### RECORDS FOR THE EXERCISE:
____________________

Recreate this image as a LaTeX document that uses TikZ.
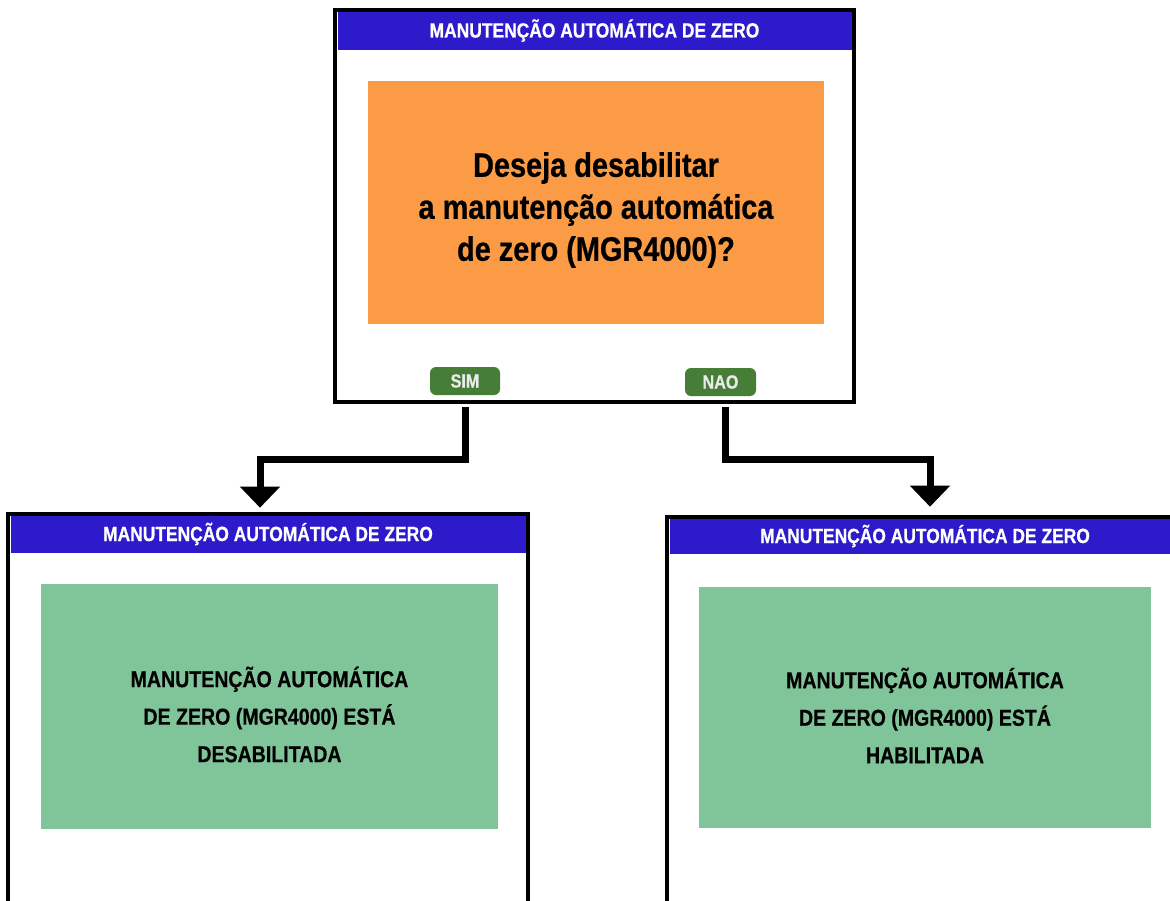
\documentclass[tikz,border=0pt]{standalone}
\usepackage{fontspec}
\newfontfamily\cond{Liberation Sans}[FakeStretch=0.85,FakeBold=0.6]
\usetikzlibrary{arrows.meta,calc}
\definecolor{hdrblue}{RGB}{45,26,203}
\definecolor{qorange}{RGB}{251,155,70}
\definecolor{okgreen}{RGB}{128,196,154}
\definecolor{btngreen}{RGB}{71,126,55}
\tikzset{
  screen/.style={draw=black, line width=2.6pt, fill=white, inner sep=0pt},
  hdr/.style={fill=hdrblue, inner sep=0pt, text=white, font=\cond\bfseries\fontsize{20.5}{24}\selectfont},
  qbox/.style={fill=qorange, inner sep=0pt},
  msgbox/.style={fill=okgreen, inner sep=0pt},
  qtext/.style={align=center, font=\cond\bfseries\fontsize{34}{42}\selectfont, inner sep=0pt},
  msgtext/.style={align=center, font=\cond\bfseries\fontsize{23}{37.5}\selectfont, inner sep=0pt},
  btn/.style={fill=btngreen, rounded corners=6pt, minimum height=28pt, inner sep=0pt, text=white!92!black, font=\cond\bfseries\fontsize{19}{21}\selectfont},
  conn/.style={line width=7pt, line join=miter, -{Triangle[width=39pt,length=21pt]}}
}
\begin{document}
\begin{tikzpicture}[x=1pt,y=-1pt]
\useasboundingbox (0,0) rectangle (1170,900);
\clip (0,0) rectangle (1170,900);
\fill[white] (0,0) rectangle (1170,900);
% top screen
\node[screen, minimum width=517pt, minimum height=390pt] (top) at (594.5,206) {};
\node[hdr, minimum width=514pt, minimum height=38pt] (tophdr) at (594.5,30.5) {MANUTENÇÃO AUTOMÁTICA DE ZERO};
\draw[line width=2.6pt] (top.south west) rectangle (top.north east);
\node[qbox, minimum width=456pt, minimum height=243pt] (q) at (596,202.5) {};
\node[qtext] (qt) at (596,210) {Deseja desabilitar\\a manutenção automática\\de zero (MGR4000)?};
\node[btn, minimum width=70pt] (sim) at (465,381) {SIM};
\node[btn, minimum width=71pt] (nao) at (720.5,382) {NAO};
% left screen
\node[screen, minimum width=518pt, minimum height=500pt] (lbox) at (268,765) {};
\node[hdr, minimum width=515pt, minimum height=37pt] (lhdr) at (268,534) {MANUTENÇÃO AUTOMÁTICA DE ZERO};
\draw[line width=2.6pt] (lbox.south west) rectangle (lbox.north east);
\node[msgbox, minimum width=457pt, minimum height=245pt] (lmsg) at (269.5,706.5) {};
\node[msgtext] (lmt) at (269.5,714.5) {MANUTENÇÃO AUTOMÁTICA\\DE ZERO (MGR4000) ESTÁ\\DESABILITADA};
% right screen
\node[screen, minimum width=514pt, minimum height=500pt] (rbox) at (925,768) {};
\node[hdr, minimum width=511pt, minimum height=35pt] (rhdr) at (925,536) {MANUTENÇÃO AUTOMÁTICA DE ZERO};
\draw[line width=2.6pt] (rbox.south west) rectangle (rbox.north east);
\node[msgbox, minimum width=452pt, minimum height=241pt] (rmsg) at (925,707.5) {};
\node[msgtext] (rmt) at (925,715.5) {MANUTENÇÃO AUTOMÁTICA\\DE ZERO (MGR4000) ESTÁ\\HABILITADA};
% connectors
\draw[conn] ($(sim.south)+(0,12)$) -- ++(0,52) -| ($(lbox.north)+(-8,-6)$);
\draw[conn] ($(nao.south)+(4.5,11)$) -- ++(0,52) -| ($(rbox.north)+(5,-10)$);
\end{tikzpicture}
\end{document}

____________________

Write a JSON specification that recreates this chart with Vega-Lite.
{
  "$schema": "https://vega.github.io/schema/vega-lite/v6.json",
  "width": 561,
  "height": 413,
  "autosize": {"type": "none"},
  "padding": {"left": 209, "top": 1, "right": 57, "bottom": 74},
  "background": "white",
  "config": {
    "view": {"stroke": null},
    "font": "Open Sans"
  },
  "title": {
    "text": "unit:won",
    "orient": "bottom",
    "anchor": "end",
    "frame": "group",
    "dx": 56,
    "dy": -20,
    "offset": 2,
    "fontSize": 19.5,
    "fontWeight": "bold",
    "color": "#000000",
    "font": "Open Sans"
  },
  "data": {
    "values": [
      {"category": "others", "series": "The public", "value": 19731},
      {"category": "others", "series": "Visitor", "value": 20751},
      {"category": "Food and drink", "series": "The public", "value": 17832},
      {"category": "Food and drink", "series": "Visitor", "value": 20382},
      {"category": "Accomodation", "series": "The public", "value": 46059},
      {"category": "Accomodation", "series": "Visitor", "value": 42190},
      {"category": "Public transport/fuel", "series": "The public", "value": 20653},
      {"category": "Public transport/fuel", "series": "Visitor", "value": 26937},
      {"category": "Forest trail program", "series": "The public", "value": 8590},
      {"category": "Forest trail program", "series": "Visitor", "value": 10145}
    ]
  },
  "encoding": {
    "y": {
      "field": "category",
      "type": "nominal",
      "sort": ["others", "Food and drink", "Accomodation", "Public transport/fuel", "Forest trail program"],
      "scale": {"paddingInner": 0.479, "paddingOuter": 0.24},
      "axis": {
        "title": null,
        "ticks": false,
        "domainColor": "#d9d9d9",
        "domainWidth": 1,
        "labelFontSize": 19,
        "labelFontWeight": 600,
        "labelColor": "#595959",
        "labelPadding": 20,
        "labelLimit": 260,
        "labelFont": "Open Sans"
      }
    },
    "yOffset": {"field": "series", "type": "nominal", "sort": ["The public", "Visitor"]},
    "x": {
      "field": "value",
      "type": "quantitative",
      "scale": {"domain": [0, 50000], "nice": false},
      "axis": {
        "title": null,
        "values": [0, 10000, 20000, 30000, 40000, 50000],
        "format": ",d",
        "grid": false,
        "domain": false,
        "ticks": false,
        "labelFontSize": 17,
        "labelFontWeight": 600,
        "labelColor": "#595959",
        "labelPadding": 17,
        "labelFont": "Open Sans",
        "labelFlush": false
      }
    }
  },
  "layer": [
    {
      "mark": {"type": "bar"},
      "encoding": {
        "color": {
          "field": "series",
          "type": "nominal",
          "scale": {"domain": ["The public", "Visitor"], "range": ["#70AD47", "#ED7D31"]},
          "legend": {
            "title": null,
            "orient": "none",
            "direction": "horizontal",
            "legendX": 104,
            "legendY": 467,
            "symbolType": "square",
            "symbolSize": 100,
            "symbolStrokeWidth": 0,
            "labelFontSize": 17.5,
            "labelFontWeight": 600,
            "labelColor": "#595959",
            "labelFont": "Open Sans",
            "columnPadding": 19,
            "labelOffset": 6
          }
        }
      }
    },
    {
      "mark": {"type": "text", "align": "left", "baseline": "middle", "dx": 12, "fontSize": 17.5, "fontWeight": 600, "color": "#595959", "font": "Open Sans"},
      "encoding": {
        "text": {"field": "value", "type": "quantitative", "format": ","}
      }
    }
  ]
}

____________________

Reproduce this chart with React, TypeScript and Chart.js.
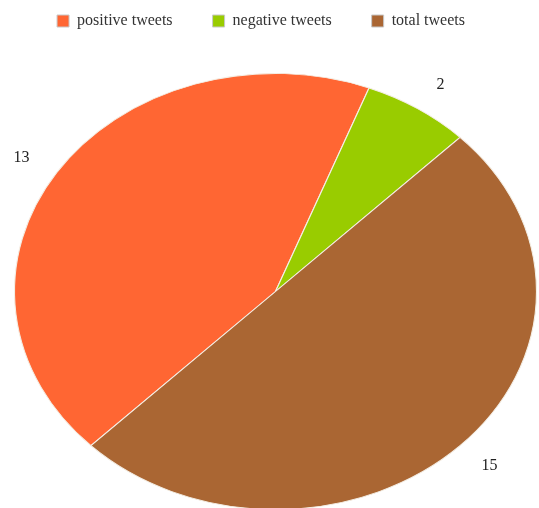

____________________

### WRITTEN INSTRUCTION:
Show, from the listing above, each line that contains the word "chart".

### EXPECTED ANSWER:
Write a JSON specification that recreates this chart with Vega-Lite.
Reproduce this chart with React, TypeScript and Chart.js.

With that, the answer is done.